Features include tramways and depot, St Anne's church, Broomstair Bridge, River Tame, Peak Forest Canal, numerous small works such as hat manufactories, Victoria Iron Works, Market Place, Town Hall, Christ Church, Kingston Bridge, Broomstair Mill, Planet Foundry, Wellington Fur Works etc.
The map links up with Lancashire Sheets 105.10 Guide Bridge to the north, 105.13 Denton West to the west, 112.02 South Denton to the south; also with Cheshire sheet 11.01 Hyde to the east.
Denton, which had absorbed Haughton, was an independent urban district from 1894 to 1974, when it was swallowed up by Tameside. It was above all celebrated for its hatmaking, with several 'Hat Manufactories' dotted around this map, but there was also engineering and coal-mining. Though poorly served by the railways and canals, Denton was on major tram routes, with services to Manchester, Ashton and Hyde. Perhaps more surprisingly, the map includes four Anglican churches, all of them interesting, with the unusual half-timbered church of St Lawrence and the remarkable St Anne's, a tour de force from the architects Medland and Henry Taylor. To the north of the town, just across the border with Audenshaw, St Hilda's church was run by a maverick priest, Father Rowland Jones, who wrote for the Daily Herald and regularly incurred the wrath of his bishop.

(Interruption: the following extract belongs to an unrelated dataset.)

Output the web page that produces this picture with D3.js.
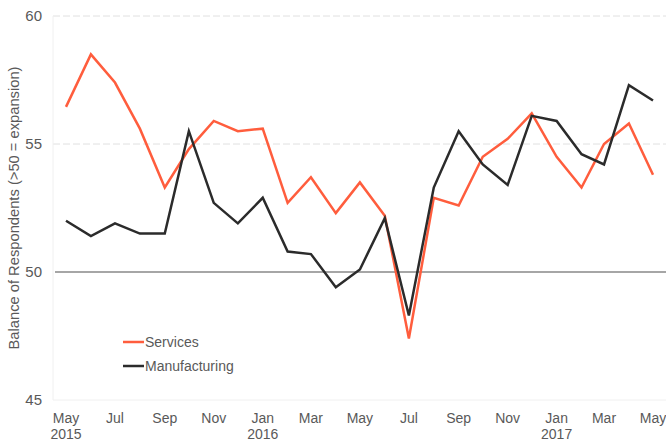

"A fourth Anglican church, serving northern parts of Denton and the Hooley Hill area, is just across the border with Audenshaw. This had begun as a Sunday School and mission in Hooley Hill in the 1860s but in 1924 a new district of St Hilda’s, Audenshaw was created and the church shown here was built. This was a modest wood and asbestos building in a ‘half-timbered’ style, as if in tribute to St Lawrence’s, but in 1936 it was burnt down. “Never tell me again that asbestos is non-inflammable. It roared out into a pyrotechnic display, to a tremendous cracking. In less than half an hour the building was razed to the ground”, wrote Father Rowland Jones. It was replaced by today’s solidly brick building, consecrated on 26th February 1938 and built with funds energetically raised by Jones, incumbent from 1930-52, and a committed Socialist who wrote regular articles for the Daily Herald."